JUNEAU (AP) -- Including the Tongass National Forest in the ban on logging in roadless areas in 2004 would cut the forest's annual timber harvest by about two-thirds, the Forest Service said Monday.
Meanwhile, environmentalists said delaying the forest's inclusion would result in thousands of acres of clear-cuts and could spark a return to economic dependence on logging.
Under the updated protection plan announced Monday, 8.5 million acres in the Tongass would be included in 2004 in a policy that prohibits road-building; bans logging except when such activity is deemed to help maintain or improve areas; seeks to improve habitats for threatened, endangered or sensitive species; and attempts to reduce the risk of severe wildfires.

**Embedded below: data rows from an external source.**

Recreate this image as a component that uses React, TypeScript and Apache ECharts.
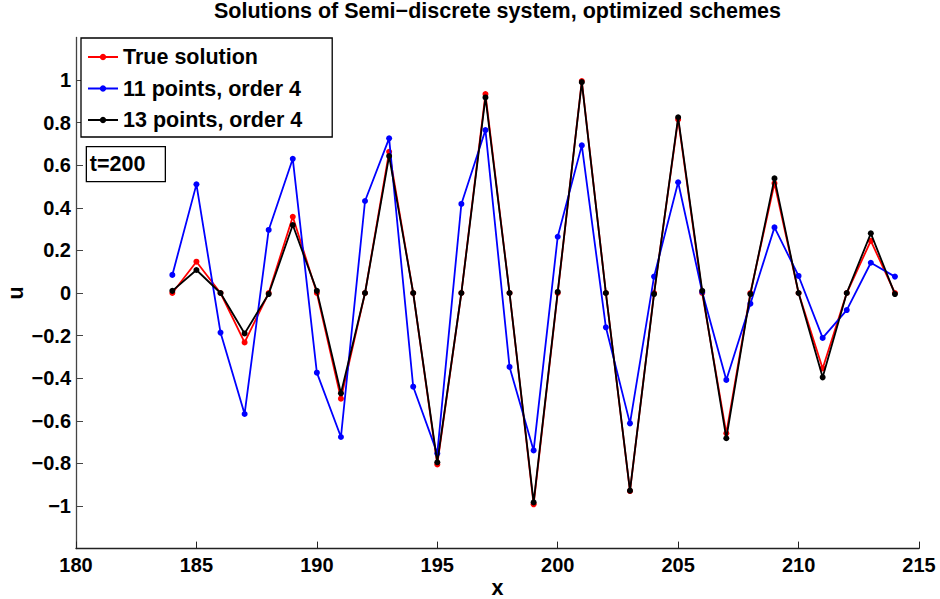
import React, { useEffect, useRef } from "react";
import * as echarts from "echarts";

const xValues = [184, 185, 186, 187, 188, 189, 190, 191, 192, 193, 194, 195, 196, 197, 198, 199, 200, 201, 202, 203, 204, 205, 206, 207, 208, 209, 210, 211, 212, 213, 214];

const trueSolution = [0, 0.147, 0, -0.232, 0, 0.358, 0, -0.496, 0, 0.663, 0, -0.805, 0, 0.934, 0, -0.992, 0, 0.995, 0, -0.93, 0, 0.815, 0, -0.659, 0, 0.515, 0, -0.354, 0, 0.245, 0];

const points11 = [0.085, 0.51, -0.186, -0.568, 0.296, 0.63, -0.374, -0.676, 0.432, 0.726, -0.44, -0.753, 0.418, 0.765, -0.347, -0.739, 0.264, 0.693, -0.161, -0.612, 0.077, 0.52, 0.005, -0.408, -0.05, 0.308, 0.08, -0.211, -0.08, 0.142, 0.077];

const points13 = [0.01, 0.108, 0, -0.19, -0.005, 0.319, 0.01, -0.471, 0, 0.643, 0, -0.795, 0, 0.918, 0, -0.983, 0.005, 0.99, 0, -0.928, -0.005, 0.825, 0.01, -0.682, -0.005, 0.538, 0, -0.396, 0, 0.28, -0.005];

const seriesNames = ["True solution", "11 points, order 4", "13 points, order 4"];
const seriesColors = ["#ff0000", "#0000ff", "#000000"];
const yTickValues = [-1, -0.8, -0.6, -0.4, -0.2, 0, 0.2, 0.4, 0.6, 0.8, 1];
const xTickValues = [180, 185, 190, 195, 200, 205, 210, 215];

const titleText = "Solutions of Semi\u2212discrete system, optimized schemes";
const annotationText = "t=200";

const FONT = '"Liberation Sans", Arial, Helvetica, sans-serif';

function fmtY(v: number): string {
  const r = Math.round(v * 10) / 10;
  const s = String(Math.abs(r));
  return r < 0 ? "\u2212" + s : s;
}

export default function App() {
  const ref = useRef<HTMLDivElement>(null);
  useEffect(() => {
    if (!ref.current) return;
    const chart = echarts.init(ref.current, null, { renderer: "svg" });
    const allData = [trueSolution, points11, points13];
    const series = allData.map((vals, i) => ({
      name: seriesNames[i],
      type: "line",
      data: xValues.map((x, j) => [x, vals[j]]),
      symbol: "circle",
      symbolSize: 6,
      showSymbol: true,
      color: seriesColors[i],
      lineStyle: { width: 1.8, color: seriesColors[i] },
      itemStyle: { color: seriesColors[i] },
      z: 2 + i,
    }));
    const axisText = { fontFamily: FONT, fontSize: 20, fontWeight: "bold", color: "#000" };
    chart.setOption({
      animation: false,
      backgroundColor: "#fff",
      title: {
        text: titleText,
        left: 497.5,
        top: 0,
        padding: 0,
        textAlign: "center",
        textStyle: { fontFamily: FONT, fontSize: 21.5, fontWeight: "bold", color: "#000" },
      },
      legend: {
        data: seriesNames,
        orient: "vertical",
        left: 81,
        top: 38,
        padding: [8, 30, 6, 6],
        itemGap: 9.5,
        itemWidth: 30,
        itemHeight: 8,
        borderColor: "#000",
        borderWidth: 1.3,
        backgroundColor: "#fff",
        textStyle: { fontFamily: FONT, fontSize: 21.5, fontWeight: "bold", color: "#000", lineHeight: 22 },
      },
      grid: { left: 76, right: 21, top: 37.4, bottom: 50.4, containLabel: false, outerBoundsMode: "none" },
      xAxis: {
        type: "value",
        min: 180,
        max: 215,
        interval: 5,
        name: "x",
        nameLocation: "middle",
        nameGap: 28,
        nameMoveOverlap: false,
        nameTextStyle: { fontFamily: FONT, fontSize: 21.5, fontWeight: "bold", color: "#000" },
        axisLine: { onZero: false, lineStyle: { color: "#222", width: 1.3 } },
        axisTick: { inside: true, length: 7, lineStyle: { color: "#222", width: 1 }, customValues: xTickValues },
        axisLabel: { ...axisText, margin: 6, customValues: xTickValues },
        splitLine: { show: false },
      },
      yAxis: {
        type: "value",
        min: -1.2,
        max: 1.2,
        interval: 0.2,
        name: "u",
        nameLocation: "middle",
        nameRotate: 90,
        nameGap: 49,
        nameMoveOverlap: false,
        nameTextStyle: { fontFamily: FONT, fontSize: 21.5, fontWeight: "bold", color: "#000" },
        axisLine: { onZero: false, lineStyle: { color: "#444", width: 1.3 } },
        axisTick: { inside: true, length: 7, lineStyle: { color: "#444", width: 1 }, customValues: yTickValues },
        axisLabel: { ...axisText, margin: 5, formatter: fmtY, customValues: yTickValues },
        splitLine: { show: false },
      },
      graphic: [
        {
          type: "group",
          left: 85.7,
          top: 146,
          z: 100,
          children: [
            {
              type: "rect",
              shape: { x: 0, y: 0, width: 79, height: 35 },
              style: { fill: "#fff", stroke: "#000", lineWidth: 1.3 },
            },
            {
              type: "text",
              x: 3.5,
              y: 17.5,
              style: {
                text: annotationText,
                font: `bold 21.5px ${FONT}`,
                fill: "#000",
                verticalAlign: "middle",
                align: "left",
              },
            },
          ],
        },
      ],
      series,
    });
    return () => chart.dispose();
  }, []);
  return (
    <div
      ref={ref}
      style={{ position: "absolute", left: 0, top: 0, width: 940, height: 599, background: "#fff" }}
    />
  );
}
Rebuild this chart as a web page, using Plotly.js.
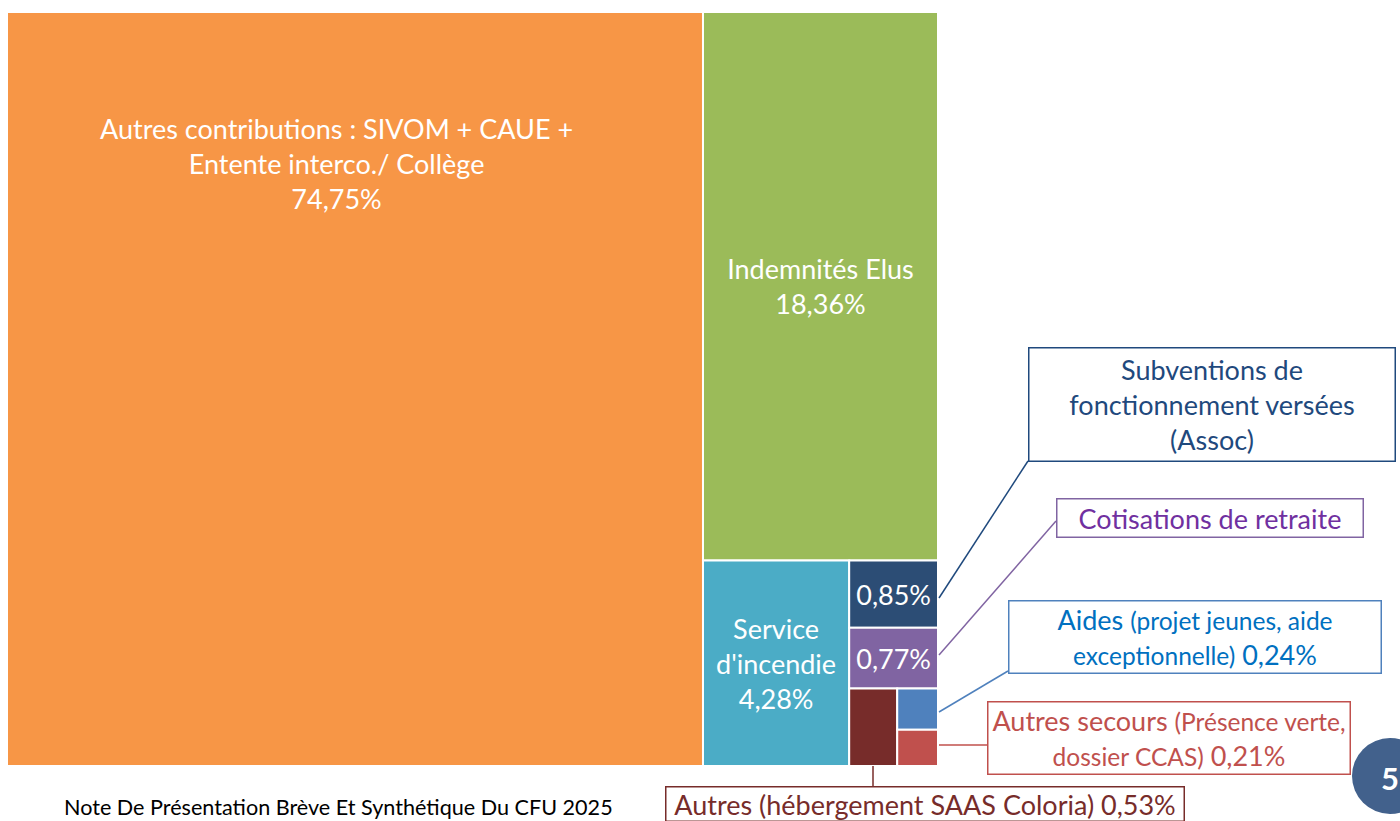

A draft of the plan in May delayed the decision on whether to include the forest until 2004. Administration officials cited an avalanche of public comments in favor of a broader ban.
The Forest Service plans to offer about 153 million board feet of timber annually -- including about 102 million board feet from roadless areas -- between now and 2004, said Mike Weber, a public affairs officer for the Tongass National Forest in Sitka.
Without the roadless areas, the harvest would drop to between 50 million and 55 million board feet, Weber said.
''We couldn't make up the difference on areas outside of roadless areas,'' Weber said. ''We've been in those areas before and harvested them.''
The Forest Service estimates the market demand for Tongass timber at between 100 million and 205 million board feet annually.
A potential decline in timber supply is bad news for companies trying to revive Southeast Alaska's timber industry, which has suffered under drastic cutbacks since the 1980s.
''What financial institution is going to lend me money to improve value-added processing when I have to tell him that two-thirds of my supply is likely to be gone three years from now?'' asked Jack Phelps, executive director of the Alaska Forest Association.
A new veneer plan in Ketchikan was scheduled to launch this year at the site of a closed pulp mill. The plant would peel and slice old-growth trees from the Tongass into green veneer, which would be barged south for drying and manufacture into finished products such as plywood.
For environmentalists opposed to logging on the Tongass, Monday's announcement was an improvement, but only a small one.
''There's still no reason to discriminate against the nation's largest and most ecologically important forest,'' said Matt Zencey, manager of the Alaska Rainforest Campaign. ''The realities are that a lot of damage can happen in four years.''
Delaying the inclusion of the plan, environmentalists argued, would not only allow thousands of acres to be logged in roadless areas, but would allow political pressure to build to maintain a steady supply of wood for businesses such as the Ketchikan veneer plant.
''It's just going to be that much more difficult to make the transition away from managing the Tongass for timber if you wait that long,'' said Buck Lindekugel, conservation director for the Southeast Alaska Conservation Council in Juneau.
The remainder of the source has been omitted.